Fam tweets Max ‘facts’ in hopes of bail-bid win
Ghislaine Maxwell’s family launched a “GMaxFacts” Twitter account Wednesday as the fight over her third bid for bail heats up.
“We know Ghislaine better than anyone, we are her family. It is our mission to shine light on the real Ghislaine, not the figure of fiction caricatured by the media. #GMaxFACTS #FactsMATTER” the family said in its first tweet.
The rare public statement from the British socialite’s associates came shortly after Manhattan federal prosecutors urged Judge Alison Nathan to reject Maxwell’s third request for release from Brooklyn’s Metropolitan Detention Center into home confinement. Assistant U.S. Attorney Maurene Comey wrote that Maxwell’s offer to renounce her British and French citizenship did not address concerns she could flee the country.
“The defendant is wrong. That she is ‘willing’ to renounce her foreign citizenship would do nothing to prevent the defendant from fleeing and then fighting extradition once abroad, and it does nothing to diminish the risk that the defendant could choose to flee to another jurisdiction altogether, including one with which the United States does not have an extradition treaty and from which extradition is impossible,” Comey wrote.
Maxwell, 59, is scheduled to face trial in July for grooming underage victims of Jeffrey Epstein in the mid-1990s. She allegedly served as Epstein’s chief recruiter of sex trafficking victims and at times joined in the sex offender’s serial abuse.
The Maxwell family’s new Twitter account hints at a change in public relations strategy.

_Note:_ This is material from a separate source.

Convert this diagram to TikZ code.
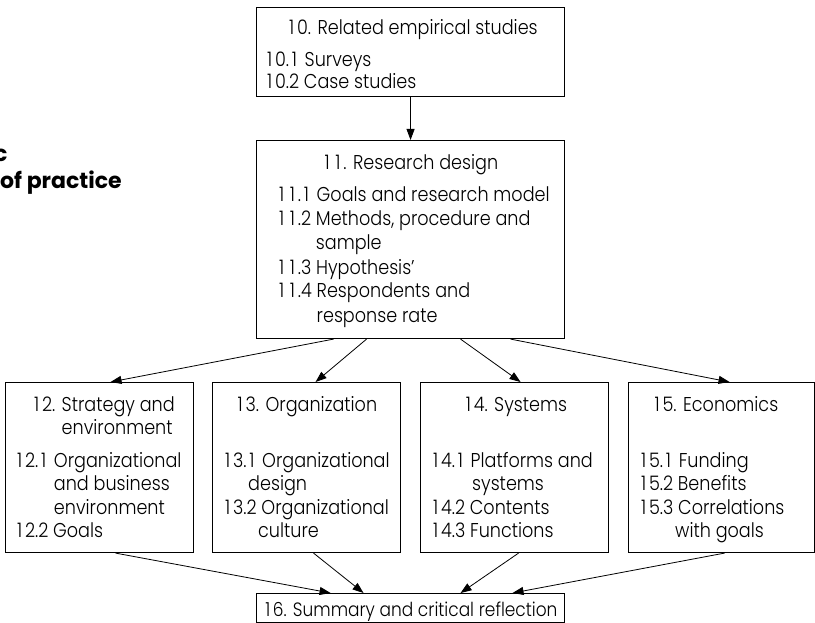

Previously, her legal team and family have spoken only through court filings while arguing she’s been smeared so badly in the press that she has no hope of a fair trial.
The GMaxFacts account retweeted an op-ed in the Daily News by a family spokesman likening the conditions of her confinement at the Brooklyn lockup to torture.
“No objective person could honestly defend the conditions of her confinement,” family spokesman David Oscar Marcus wrote.
Maxwell (inset) has said correction officers shine a light into her cell every 15 minutes overnight, preventing her from getting a good night’s sleep. Last month, her attorneys wrote that she was “physically abused” during a routine patdown — a claim that has not been addressed in public filings by prosecutors or the judge.